Well, I just read that Augusta National Golf Club admitted its first two female members: Condoleezza Rice and Darla Moore. It’s about time! I don’t know the former Secretary of State, but I do know Darla Moore. I stayed with her parents while I was visiting Lake City United Methodist Church years ago. Darla’s mother, Lorraine, was LCUMC’s church secretary for 26+ years and her late father, Gene, was devoted to public education and a Hall-of-Famer sportsman. Their friendship with my in-laws, Guy and Dixie Godwin, was a joy to behold.

It’s also a joy to behold when the church actually outpaces society on key issues. Recognition of female leadership is one of those issues. In the Old Testament you have female leaders like Moses’ mother, Miriam his sister, Deborah the Judge, Naomi, and Ruth. Abigail and Hannah come to mind like Rahab and the victimized Bathsheba, and I’m sure that there are others, too. In the New Testament you have Mary the mother of Jesus, the other Mary who along with Mary Magdalene and Joanna who were the first witnesses to Christ’s resurrection. Anna in Luke’s Birth Narrative is called a “prophetess.” There were many significant women who led the early church. Phillip had 5 daughters called “prophetesses” (Acts 21:9). Gosh, the list is enormous. Phoebe in Romans 16:1 is called a “deacon.” Lydia, the seller of purple goods in Acts 16:14 is the first European convert to Christianity. Where would the church be without women? When I think about the influence of the Christian women in my life compared to the men, there is no question which gender has been more influential.  For instance, like Timothy of 2 Timothy 1:5, my mother and grandmother were supreme models of the faith. There are so many others!

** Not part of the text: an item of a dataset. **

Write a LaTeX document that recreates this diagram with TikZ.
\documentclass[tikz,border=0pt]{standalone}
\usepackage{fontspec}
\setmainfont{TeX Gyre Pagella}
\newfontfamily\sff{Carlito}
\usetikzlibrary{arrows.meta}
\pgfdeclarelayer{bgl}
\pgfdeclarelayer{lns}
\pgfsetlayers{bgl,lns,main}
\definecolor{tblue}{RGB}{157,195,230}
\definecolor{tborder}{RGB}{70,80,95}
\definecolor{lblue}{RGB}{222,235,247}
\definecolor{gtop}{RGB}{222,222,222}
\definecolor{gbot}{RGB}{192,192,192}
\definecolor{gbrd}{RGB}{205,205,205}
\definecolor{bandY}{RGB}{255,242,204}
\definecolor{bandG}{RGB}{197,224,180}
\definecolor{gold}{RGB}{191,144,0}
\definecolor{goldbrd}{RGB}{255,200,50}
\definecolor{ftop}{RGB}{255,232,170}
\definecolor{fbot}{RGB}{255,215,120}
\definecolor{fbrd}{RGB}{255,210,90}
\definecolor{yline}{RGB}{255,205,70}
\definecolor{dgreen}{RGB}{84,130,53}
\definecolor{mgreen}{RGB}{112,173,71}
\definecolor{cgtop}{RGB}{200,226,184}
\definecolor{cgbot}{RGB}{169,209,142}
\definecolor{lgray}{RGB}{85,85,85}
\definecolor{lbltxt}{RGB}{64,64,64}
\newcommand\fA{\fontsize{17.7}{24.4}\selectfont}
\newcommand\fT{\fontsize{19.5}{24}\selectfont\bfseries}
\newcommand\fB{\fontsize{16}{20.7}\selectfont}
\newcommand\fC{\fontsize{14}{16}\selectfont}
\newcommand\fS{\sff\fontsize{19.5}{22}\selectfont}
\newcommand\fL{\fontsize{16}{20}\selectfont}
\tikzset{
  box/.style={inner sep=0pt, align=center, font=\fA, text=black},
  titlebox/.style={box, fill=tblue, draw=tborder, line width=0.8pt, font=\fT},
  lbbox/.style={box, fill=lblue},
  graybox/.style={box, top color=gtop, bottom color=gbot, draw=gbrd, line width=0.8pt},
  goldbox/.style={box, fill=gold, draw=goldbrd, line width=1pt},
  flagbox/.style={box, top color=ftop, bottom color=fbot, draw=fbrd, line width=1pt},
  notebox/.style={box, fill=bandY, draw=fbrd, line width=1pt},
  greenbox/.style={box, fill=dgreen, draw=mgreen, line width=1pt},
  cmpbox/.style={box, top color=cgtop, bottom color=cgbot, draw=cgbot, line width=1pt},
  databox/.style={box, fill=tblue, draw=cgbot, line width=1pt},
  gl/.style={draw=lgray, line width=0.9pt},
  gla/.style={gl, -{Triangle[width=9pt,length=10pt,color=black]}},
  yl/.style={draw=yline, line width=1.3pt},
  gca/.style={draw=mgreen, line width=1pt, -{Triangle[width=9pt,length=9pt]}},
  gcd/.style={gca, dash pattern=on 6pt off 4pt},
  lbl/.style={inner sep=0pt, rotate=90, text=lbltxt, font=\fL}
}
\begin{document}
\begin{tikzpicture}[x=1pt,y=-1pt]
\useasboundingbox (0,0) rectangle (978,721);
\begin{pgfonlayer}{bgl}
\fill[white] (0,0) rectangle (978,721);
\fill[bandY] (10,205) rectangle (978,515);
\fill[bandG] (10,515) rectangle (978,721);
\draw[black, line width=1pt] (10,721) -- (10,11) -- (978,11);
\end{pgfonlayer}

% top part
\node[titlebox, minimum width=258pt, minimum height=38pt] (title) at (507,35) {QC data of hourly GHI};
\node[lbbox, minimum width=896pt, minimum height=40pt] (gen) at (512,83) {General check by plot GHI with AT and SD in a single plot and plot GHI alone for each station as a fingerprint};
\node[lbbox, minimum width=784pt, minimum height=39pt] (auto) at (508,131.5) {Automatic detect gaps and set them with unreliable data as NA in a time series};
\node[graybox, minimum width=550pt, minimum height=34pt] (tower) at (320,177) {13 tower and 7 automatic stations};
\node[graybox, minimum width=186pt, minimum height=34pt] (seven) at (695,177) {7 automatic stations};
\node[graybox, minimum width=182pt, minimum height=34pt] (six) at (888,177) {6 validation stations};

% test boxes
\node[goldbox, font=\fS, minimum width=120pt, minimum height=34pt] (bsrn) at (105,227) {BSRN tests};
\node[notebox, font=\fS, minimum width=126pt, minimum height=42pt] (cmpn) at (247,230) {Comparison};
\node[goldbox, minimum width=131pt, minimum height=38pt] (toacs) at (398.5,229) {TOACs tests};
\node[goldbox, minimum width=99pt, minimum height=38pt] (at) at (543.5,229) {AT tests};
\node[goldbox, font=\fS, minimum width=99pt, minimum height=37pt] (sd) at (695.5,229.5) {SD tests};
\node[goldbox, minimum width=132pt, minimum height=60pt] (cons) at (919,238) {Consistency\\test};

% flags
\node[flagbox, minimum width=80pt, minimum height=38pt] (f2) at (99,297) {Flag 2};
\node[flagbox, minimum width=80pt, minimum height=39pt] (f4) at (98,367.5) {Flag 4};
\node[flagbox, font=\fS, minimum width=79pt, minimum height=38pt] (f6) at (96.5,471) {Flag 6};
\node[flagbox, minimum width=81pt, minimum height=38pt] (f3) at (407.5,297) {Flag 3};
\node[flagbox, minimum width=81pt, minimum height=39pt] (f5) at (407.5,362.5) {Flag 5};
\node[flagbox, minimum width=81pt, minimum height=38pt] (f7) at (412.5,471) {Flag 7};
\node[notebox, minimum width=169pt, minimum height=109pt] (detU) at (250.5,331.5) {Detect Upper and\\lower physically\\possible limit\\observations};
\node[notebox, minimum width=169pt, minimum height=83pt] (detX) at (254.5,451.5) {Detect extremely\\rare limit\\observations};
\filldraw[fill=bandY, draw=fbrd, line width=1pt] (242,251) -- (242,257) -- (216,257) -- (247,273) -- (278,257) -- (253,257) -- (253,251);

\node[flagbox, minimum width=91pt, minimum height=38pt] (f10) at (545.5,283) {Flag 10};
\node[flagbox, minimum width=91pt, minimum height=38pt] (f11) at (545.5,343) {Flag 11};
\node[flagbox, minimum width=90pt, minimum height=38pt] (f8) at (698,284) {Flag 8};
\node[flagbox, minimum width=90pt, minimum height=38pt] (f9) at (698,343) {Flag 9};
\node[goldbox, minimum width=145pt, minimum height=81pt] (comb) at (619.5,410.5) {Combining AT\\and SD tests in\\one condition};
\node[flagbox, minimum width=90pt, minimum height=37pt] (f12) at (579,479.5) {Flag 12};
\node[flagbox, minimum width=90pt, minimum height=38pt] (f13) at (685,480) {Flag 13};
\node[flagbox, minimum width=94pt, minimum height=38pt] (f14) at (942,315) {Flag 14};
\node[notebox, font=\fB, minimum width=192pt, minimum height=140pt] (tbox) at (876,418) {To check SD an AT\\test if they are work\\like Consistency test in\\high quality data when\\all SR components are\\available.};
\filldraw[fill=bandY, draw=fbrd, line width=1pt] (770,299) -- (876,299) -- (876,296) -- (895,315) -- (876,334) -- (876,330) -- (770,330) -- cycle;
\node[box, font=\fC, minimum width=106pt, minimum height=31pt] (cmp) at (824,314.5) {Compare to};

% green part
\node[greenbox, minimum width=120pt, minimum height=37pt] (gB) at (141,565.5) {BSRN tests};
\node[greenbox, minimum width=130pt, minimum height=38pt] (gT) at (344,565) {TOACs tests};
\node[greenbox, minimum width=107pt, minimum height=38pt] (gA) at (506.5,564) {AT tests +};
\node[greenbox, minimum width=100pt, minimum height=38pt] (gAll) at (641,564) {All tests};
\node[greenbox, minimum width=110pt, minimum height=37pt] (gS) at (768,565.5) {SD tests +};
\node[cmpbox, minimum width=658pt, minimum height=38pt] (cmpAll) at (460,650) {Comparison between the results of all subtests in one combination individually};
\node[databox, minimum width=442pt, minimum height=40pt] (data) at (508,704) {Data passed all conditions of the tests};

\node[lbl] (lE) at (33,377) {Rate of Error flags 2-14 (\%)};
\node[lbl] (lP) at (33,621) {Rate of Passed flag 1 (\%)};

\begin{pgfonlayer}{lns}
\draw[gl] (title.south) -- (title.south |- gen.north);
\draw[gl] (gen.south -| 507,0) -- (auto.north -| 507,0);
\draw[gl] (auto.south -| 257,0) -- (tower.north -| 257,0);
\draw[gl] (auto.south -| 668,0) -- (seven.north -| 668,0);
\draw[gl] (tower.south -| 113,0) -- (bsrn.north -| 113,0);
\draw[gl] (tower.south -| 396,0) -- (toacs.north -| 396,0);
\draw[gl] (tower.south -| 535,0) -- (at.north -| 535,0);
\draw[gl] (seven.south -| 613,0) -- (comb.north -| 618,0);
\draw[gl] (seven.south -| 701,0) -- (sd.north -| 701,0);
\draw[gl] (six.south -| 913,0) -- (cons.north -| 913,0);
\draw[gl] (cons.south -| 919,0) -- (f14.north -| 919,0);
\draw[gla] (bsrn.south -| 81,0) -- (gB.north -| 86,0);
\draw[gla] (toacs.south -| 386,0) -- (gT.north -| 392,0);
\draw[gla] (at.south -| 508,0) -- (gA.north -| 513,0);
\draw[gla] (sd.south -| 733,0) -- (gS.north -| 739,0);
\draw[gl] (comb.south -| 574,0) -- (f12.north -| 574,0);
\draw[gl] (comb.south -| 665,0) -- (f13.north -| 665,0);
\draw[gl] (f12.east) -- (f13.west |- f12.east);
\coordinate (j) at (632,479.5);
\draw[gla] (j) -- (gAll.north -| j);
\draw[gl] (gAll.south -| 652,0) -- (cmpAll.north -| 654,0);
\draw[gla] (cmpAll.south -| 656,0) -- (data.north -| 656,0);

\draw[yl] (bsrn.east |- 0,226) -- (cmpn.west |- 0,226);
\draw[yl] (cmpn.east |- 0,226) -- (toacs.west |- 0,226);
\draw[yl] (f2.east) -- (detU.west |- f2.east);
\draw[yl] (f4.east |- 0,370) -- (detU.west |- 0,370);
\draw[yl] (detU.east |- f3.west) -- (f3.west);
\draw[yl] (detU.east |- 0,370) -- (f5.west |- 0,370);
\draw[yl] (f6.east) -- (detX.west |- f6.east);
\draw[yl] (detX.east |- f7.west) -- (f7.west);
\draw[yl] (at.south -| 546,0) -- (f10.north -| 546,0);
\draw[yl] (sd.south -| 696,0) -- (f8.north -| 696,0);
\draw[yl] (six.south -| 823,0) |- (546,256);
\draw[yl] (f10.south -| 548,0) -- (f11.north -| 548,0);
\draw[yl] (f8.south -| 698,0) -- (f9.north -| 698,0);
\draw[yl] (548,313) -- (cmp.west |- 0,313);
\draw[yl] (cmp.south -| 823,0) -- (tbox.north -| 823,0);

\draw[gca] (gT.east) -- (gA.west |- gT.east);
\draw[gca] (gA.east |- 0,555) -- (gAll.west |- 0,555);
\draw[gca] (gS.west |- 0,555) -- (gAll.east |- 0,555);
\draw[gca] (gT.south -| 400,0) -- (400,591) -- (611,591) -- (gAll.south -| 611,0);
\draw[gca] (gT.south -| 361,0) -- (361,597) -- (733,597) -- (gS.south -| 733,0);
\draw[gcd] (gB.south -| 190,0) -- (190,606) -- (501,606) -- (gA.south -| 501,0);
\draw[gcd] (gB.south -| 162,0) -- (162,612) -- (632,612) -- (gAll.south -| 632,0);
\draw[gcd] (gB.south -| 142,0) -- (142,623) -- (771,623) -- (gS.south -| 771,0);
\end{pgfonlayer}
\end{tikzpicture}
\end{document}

So it’s about time Augusta National catches up to the church! United Methodists were slow enough, but at least we’ve been ordaining women since 1956! My daughter, Narcie, is one of the finest Elders in the UMC that I know. Sure, I’m prejudiced, but I think she can back it up! I applaud the actions of Augusta National. Now what can we do about other inequities? What about salary differences between men and women. In this matter we even have a long way to go in the church. The “stained glass ceiling” of women disproportionately serving smaller less-salaried places is an affront to the Gospel. Equal pay for equal work is a moral issue that must be enforced if we are to look like the Kingdom of God!

I have been reading Tom Wright’s book, How God Became King, and I think it underscores how Jesus’ life, death, resurrection, and ascension inaugurated a whole new world here and now, plus hereafter. We’re not some utopic but impractical post-millennialists who think that the world will keep getting better then Jesus will come back and say, “Way to go!” Nice thought but our hankering after war and meanness tells me that this is a pipe-dream and a sly way of giving humans the credit for the Second Coming. I’m no pre-millennialist, either, thinking Jesus wants the world to keep going to hell in a hand basket then He’s going to swoop in and save us. This line of thinking actually promotes a laissez-faire attitude toward the ills of the world. It promotes a weird hope that things will get bad enough so Jesus comes back.

No, I think amillennialism best reflects the optimistic but realistic theology of the United Methodist Church. N.T. Wright is on board, too. Read How God Became King. We’re in the millennium now! Jesus is how God became King! Jesus taught us to pray, “Thy will be done on earth as it is in heaven…”  Why ask us to pray it if it weren’t possible? This is the kingdom of God now and to more fully come. We need to act like it for God to use us in this grand adventure. So, three cheers to Augusta National, but there’s more work to be done – a lot more.